Bruce Dern closeup from Nebraska (2013)

“Actors have a very close relationship with the operator,” he continues. “Bruce told me he remembers every name of the operators he’s worked with — more than the DPs. When you have finished a shot, the first person the actor sees is the operator. The actor will give you a little inquiring look, and you give them a small nod, and actors appreciate that, the first human eye contact. It’s all about trust — they know you are looking out for them. That’s why you get thank-you notes afterwards.”


He adds that there are strong similarities between Mangold and Payne in how they handle actors. “On the morning of the shoot, we bring the actors in for blocking, and we don’t have too many preconceived ideas. When you have great actors, you want to see how they want to move — Harrison [Ford], Christian Bale … George Clooney — he is very aware. It is very important with great actors to have this blocking rehearsal. You don’t want to change it afterwards. I try to be very involved in the blocking. We don’t make shot lists beforehand; we watch actors use the space and then come up with a shot list — so the actors are not coming in saying, ‘I should be somewhere else.’ When I light it and set the first shot, they are comfortable with it.

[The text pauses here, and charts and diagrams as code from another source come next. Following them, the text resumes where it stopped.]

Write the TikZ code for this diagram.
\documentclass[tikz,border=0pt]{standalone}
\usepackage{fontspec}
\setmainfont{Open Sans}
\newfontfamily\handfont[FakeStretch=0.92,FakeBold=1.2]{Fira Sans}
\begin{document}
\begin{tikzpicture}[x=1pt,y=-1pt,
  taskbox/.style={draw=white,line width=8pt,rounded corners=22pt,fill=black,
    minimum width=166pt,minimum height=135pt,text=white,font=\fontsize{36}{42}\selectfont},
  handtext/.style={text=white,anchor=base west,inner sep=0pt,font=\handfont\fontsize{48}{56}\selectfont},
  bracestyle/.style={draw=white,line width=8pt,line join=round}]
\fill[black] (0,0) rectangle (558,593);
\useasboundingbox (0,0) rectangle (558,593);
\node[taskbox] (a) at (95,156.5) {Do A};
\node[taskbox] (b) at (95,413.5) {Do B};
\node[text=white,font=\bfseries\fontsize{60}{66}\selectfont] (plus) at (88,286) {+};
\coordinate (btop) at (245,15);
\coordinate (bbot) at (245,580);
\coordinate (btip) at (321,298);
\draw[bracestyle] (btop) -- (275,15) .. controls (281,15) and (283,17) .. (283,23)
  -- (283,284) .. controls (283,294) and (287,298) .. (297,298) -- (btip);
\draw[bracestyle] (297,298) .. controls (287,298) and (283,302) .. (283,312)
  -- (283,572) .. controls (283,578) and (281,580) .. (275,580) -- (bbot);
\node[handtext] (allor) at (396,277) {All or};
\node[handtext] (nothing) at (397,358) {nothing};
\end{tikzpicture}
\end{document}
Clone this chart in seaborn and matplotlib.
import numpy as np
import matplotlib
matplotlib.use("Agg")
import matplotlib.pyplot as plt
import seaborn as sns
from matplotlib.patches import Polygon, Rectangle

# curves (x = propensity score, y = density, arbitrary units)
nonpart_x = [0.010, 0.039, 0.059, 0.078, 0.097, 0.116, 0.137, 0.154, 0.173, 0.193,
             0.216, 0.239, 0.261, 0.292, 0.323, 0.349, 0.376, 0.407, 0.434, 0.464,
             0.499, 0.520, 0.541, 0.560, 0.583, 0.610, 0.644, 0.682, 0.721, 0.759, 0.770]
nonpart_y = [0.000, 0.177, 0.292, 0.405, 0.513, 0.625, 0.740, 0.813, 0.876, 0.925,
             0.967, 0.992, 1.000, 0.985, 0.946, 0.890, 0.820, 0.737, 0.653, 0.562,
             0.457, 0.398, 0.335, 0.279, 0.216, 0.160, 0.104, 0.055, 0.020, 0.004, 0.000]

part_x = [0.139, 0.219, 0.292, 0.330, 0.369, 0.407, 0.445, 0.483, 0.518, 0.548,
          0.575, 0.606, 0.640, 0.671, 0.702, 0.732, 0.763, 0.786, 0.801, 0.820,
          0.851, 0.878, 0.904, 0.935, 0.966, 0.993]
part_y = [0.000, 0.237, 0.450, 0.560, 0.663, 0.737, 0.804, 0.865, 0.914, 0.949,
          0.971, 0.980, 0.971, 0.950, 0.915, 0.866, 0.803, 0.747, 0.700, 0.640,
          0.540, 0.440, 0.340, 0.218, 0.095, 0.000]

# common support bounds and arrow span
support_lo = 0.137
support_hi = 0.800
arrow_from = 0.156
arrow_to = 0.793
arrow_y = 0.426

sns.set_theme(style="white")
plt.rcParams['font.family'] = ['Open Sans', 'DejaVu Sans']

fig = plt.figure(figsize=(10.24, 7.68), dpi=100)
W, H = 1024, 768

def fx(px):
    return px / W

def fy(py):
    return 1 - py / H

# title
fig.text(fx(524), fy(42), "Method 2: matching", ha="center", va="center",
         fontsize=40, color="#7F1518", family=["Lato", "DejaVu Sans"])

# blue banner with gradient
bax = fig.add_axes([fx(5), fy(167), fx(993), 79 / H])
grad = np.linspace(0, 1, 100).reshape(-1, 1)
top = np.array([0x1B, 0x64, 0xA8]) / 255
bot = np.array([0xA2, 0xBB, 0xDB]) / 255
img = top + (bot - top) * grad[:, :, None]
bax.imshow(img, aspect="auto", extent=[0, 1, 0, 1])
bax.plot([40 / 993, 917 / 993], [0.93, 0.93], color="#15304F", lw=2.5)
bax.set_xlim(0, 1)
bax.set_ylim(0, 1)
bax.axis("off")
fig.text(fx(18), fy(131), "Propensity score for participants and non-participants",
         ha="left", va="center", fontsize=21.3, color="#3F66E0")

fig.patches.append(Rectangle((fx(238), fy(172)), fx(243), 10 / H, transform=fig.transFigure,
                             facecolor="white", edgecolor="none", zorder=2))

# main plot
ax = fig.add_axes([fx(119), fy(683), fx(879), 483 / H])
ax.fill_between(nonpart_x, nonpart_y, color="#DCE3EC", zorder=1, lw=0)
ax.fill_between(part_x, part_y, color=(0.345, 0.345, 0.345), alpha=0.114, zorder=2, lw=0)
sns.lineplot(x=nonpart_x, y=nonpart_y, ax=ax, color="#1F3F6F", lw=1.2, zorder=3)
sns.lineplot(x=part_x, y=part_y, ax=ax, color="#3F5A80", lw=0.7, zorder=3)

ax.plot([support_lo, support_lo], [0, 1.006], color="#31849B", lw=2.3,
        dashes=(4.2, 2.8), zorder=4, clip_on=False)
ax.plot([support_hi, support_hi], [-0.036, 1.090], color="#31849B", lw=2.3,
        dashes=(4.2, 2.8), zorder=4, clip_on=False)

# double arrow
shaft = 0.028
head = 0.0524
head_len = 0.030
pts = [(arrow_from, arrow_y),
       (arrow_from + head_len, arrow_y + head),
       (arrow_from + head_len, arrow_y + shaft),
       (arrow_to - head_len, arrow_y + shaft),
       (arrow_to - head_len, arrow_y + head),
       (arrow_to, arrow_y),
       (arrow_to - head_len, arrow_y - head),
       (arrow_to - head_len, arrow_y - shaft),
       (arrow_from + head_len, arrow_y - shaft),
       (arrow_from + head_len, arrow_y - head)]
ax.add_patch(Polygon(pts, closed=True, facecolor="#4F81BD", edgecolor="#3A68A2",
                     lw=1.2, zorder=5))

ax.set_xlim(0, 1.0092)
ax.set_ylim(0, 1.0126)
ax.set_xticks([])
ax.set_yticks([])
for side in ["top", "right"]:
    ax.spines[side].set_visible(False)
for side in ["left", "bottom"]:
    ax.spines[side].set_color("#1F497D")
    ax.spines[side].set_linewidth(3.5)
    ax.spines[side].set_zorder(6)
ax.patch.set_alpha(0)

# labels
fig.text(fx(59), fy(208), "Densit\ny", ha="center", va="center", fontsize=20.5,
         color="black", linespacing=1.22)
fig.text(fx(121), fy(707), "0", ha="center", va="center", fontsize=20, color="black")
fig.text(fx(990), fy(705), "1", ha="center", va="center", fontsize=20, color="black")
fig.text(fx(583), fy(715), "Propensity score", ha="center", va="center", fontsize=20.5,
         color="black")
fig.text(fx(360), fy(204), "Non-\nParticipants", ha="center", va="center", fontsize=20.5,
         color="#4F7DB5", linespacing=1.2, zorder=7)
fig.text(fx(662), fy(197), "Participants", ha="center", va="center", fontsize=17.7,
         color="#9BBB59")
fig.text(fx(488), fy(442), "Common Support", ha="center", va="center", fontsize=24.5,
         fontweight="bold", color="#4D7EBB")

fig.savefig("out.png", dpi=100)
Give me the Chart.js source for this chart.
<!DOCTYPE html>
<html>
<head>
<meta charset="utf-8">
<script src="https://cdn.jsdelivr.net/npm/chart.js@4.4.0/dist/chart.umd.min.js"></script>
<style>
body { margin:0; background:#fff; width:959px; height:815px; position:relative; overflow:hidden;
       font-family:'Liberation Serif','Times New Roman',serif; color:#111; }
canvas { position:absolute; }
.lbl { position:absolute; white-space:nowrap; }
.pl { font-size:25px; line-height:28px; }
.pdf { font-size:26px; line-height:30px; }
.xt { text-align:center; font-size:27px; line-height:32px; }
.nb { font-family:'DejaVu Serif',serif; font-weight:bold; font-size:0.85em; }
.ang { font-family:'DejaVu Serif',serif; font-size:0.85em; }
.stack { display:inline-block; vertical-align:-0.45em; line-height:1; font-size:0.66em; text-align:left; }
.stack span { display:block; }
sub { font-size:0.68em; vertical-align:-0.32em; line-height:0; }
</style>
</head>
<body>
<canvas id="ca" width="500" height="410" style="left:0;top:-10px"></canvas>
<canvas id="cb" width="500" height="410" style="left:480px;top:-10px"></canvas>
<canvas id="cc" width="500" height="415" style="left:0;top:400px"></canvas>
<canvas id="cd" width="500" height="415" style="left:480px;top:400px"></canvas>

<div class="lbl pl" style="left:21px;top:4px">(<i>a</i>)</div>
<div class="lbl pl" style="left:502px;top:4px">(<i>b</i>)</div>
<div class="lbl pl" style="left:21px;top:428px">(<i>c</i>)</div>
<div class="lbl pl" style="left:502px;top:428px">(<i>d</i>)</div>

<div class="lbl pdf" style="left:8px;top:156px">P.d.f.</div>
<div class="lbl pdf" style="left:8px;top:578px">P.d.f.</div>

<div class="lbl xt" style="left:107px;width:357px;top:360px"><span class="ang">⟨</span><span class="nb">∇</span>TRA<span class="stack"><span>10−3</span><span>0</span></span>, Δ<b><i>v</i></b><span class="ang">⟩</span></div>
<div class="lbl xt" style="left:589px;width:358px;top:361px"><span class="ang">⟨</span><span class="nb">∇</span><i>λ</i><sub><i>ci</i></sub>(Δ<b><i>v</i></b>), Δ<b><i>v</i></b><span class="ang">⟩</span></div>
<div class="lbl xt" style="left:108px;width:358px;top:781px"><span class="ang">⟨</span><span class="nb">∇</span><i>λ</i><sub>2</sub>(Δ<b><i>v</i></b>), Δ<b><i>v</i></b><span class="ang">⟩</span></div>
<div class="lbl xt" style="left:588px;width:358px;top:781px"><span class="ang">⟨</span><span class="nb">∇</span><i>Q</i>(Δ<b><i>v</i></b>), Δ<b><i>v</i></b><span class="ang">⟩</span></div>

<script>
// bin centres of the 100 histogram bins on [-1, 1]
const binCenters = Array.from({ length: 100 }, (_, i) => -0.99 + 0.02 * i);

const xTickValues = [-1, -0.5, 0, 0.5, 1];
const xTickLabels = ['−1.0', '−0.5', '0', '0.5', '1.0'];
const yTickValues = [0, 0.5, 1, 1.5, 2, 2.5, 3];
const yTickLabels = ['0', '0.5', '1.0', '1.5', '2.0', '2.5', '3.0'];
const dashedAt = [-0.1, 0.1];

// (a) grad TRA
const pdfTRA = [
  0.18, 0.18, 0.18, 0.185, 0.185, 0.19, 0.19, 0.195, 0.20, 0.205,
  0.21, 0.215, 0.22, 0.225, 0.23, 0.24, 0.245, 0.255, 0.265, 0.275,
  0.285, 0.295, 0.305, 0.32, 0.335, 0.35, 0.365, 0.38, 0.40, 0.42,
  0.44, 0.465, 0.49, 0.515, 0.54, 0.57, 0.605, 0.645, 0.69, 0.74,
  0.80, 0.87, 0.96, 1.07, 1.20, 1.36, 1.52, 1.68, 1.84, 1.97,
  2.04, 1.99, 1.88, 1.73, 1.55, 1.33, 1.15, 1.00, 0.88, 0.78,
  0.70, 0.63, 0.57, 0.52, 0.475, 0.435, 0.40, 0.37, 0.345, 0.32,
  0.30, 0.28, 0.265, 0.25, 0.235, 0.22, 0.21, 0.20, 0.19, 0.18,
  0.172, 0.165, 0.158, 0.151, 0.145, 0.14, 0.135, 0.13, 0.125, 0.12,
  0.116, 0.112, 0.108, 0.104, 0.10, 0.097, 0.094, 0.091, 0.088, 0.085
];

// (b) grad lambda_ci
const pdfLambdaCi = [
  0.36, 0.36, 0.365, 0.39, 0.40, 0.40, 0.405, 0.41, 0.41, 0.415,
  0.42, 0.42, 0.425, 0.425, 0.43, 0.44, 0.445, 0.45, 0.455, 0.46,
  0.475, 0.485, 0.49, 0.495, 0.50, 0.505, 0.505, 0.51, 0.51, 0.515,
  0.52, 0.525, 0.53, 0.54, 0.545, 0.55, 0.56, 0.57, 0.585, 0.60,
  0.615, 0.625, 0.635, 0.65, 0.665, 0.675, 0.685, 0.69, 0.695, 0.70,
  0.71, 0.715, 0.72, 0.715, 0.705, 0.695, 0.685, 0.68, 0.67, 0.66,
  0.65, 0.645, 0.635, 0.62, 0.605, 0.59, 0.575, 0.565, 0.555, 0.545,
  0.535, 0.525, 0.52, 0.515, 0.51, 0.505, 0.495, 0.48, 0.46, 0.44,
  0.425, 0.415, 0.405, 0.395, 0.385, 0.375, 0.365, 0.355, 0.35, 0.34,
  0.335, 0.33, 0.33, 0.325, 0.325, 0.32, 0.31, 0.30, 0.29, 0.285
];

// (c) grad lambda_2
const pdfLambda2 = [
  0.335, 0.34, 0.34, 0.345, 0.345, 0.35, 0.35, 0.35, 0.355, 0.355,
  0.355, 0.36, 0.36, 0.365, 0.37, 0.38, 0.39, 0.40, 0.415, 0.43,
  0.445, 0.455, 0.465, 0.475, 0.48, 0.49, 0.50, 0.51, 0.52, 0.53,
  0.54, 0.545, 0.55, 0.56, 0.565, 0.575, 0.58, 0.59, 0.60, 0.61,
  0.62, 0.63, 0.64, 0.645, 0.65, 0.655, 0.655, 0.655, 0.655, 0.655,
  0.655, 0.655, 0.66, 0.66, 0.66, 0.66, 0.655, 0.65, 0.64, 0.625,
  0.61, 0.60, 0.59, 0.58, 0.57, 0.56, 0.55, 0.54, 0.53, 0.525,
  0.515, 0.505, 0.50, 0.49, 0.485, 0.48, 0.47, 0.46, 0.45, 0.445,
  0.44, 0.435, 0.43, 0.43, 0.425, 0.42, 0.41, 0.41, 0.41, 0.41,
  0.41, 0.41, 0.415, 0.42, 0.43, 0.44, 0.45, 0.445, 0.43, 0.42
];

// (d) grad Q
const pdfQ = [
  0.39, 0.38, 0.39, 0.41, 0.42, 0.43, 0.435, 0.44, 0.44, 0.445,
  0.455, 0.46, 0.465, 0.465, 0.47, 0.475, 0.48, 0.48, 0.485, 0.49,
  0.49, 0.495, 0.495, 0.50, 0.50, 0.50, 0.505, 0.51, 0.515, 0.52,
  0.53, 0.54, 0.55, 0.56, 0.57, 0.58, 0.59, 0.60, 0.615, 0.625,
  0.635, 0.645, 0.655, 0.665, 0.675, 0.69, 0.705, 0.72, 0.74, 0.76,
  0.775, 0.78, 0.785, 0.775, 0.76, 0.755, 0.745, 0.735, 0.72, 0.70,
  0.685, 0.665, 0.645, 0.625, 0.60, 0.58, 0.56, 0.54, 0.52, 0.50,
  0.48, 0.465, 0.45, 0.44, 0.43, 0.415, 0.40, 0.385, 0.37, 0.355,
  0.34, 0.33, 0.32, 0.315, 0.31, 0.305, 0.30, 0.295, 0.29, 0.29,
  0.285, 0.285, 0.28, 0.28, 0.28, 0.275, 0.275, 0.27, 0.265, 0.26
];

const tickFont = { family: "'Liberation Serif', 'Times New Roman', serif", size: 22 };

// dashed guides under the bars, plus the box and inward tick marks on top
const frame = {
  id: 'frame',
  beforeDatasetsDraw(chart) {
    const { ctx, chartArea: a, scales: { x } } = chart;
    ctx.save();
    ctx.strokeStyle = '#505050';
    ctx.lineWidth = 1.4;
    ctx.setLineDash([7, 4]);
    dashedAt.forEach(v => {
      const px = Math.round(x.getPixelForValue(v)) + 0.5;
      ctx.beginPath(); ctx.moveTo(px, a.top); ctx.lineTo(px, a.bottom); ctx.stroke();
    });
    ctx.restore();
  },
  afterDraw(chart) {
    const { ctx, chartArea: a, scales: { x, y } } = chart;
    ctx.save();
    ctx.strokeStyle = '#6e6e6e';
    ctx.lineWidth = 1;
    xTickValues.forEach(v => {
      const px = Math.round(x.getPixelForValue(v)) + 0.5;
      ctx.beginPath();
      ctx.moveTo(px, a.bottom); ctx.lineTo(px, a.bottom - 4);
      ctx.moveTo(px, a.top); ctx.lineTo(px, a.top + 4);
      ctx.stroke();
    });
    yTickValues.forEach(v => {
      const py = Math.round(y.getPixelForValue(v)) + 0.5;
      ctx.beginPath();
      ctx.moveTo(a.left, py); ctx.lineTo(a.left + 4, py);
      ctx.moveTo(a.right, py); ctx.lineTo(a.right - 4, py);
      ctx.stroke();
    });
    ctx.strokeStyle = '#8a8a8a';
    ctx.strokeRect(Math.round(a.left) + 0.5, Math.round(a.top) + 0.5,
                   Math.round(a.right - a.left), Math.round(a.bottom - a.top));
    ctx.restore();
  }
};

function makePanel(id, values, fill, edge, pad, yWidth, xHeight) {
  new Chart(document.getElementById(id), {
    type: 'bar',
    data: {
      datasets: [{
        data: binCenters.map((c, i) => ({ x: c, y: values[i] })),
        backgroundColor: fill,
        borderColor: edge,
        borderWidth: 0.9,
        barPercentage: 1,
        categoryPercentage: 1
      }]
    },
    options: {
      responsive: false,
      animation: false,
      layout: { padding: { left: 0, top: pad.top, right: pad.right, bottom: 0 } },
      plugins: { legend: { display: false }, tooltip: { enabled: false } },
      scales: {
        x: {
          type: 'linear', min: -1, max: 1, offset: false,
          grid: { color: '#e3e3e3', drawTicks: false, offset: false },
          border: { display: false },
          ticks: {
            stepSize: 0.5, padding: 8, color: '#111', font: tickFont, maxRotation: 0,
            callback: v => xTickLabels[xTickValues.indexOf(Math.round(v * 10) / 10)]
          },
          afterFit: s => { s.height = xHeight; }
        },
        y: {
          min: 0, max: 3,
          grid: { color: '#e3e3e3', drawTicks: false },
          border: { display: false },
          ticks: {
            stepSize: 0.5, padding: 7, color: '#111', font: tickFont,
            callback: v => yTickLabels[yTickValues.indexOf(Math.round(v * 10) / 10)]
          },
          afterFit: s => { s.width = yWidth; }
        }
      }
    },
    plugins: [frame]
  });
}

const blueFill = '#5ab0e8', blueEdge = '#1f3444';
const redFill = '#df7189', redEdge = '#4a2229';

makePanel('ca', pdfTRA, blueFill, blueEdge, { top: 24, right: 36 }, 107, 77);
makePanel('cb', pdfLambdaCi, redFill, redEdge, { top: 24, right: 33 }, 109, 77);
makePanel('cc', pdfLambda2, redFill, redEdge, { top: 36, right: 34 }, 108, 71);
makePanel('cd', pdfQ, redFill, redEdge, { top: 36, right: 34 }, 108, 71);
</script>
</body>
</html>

Advising the Next Generation
Papamichael prefers to work with smaller crews, and says he found it very challenging to shoot films like Indiana Jones with a large team. “I do my small movies in Europe, like 27 Missing Kisses, Brighton 4th and Light Falls [the latter of which Papamichael directed] — it is very liberating. I tell young filmmakers who want to make big movies: ‘You have great freedom on small films. On Indy 5, I have 100 trucks parked here!”


Actress Elensio in a still from Papamichael's upcoming Light Falls.

He likes coaching younger cinematographers. He tells them to stay productive, not be too selective or highbrow at the beginning of their careers. “You will learn a lot from just being on set, and that’s how you find people. You want to find people whose approach or sensibilities are similar to yours — that’s how you are going to be successful, by forming these creative collaborations.”


During the production of Sideways (2004), Papamichael peers out from behind the camera as director Alexander Payne (seated) works through a scene.

Triple Play
In 2003 and ’04, Papamichael shot three films one after the other, each with a different director: Sideways (Payne), The Weather Man (Gore Verbinski) and Walk the Line (Mangold). There were just three weeks between each shoot. “That was when I really discovered what it is like to work with different directors!”


Sideways is about a trip two friends (played by Paul Giamatti and Thomas Haden Church) take to California wine country, and was “beautiful to do, very simple. Vilmos [Zsigmond, ASC, HSC] said, ‘This is perfectly shot.’”


Papamichael hovers above Payne’s head during a location shoot for Sideways.

Then he shifted to The Weather Man, which depicts the mid-life crisis of TV news meteorologist David Spritz (Nicolas Cage). “That was more Hitchcockian, pre-designed. It is not necessarily more difficult to shoot when everything is meticulously planned in advance, but I prefer to leave room to discover things as they unfold on set on the day of the shoot — like what the actors do in their performance, or getting the final impression from the set design or location, or the natural light at that moment.


“From the very rigid creative process of The Weather Man, I go to Walk the Line, and I am presented with Joaquin Phoenix. With him, I really don’t know what he is going to do! He keeps the entire crew on their toes — the same way Paul Giamatti and Thomas Haden Church always offered interesting interpretations of the Sideways screenplay.”


In one scene in Walk the Line, a frustrated Cash rips a sink out of the bathroom wall — action Phoenix improvised as the camera rolled. “That wasn’t planned! That sink was in the school since the 1930s! It became clear to me then, doing these three films back-to-back with very little prep, that I prefer the looser way of approaching the shoot. We don’t want to deprive ourselves of the improvisational and instinctive discoveries.”


“You want to find people whose approach or sensibilities are similar to yours — that’s how you are going to be successful, by forming these creative collaborations.”